Plaintiff Telma Rivera appeals from a jury verdict of no cause for action in her personal injury action. Two errors are alleged. First, she contends that the trial court erred in excluding the testimony of four witnesses who were identified in answers to interrogatories only as "Plaintiff's friends, family members and co-workers." Second, she alleges that the trial court erred in denying her request to charge the jury on the aggravation of a pre-existing injury. We affirm.
Plaintiff had the misfortune of being involved in three automobile accidents within seven weeks. She was the driver in a one-car accident that occurred on April 25, 2002, but reported no injuries as a result of that accident. This lawsuit arose from the second accident, which occurred on May 2, 2002, when her automobile was struck from the rear by an automobile driven by defendant, Fanny Cabrera.*fn1 The third accident occurred on June 5, 2002.

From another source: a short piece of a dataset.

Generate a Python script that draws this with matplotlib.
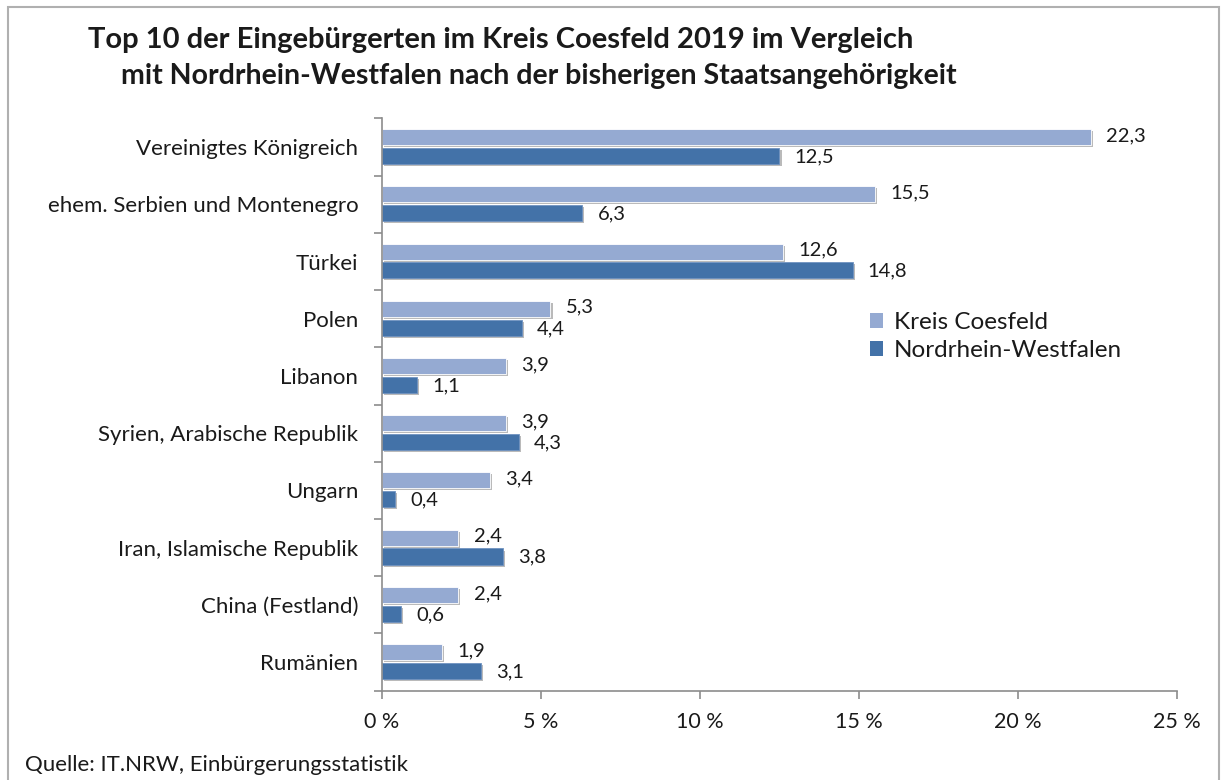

Defendant stipulated liability at trial. Because plaintiff's personal injury claim was subject to the limitation-on-lawsuit option, or "verbal threshold," of the Automobile Insurance Cost Reduction Act (AICRA), N.J.S.A. 39:6A-1.1 to -35, the issues for the jury to decide were whether plaintiff suffered a permanent injury within the meaning of AICRA and, if so, the amount of damages. The following issues are raised on appeal:
THE TRIAL COURT'S DECISION TO EXCLUDE PLAINTIFF'S WITNESSES, NORMA MENENDEZ, MIRIAM RIVERA, RODRIGO VARELLA AND PRATINA [SIC] SHAH, FROM BEING ABLE TO TESTIFY AT TRIAL WAS PREJUDICE TO THE PLAINTIFF; AND IS A REVERSIBLE ERROR.
THE TRIAL COURT'S DECISION TO EXCLUDE THE AGGRAVATION CHARGE CAUSED THE JURY CHARGE TO BE INAPPROPRIATE AND INCORRECT, LEAVING THE JURY CHARGE CLEARLY CAPABLE OF PRODUCING AN UNJUST RESULT; THIS FAILURE TO CHARGE REGARDING AGGRAVATION IS REVERSIBLE ERROR.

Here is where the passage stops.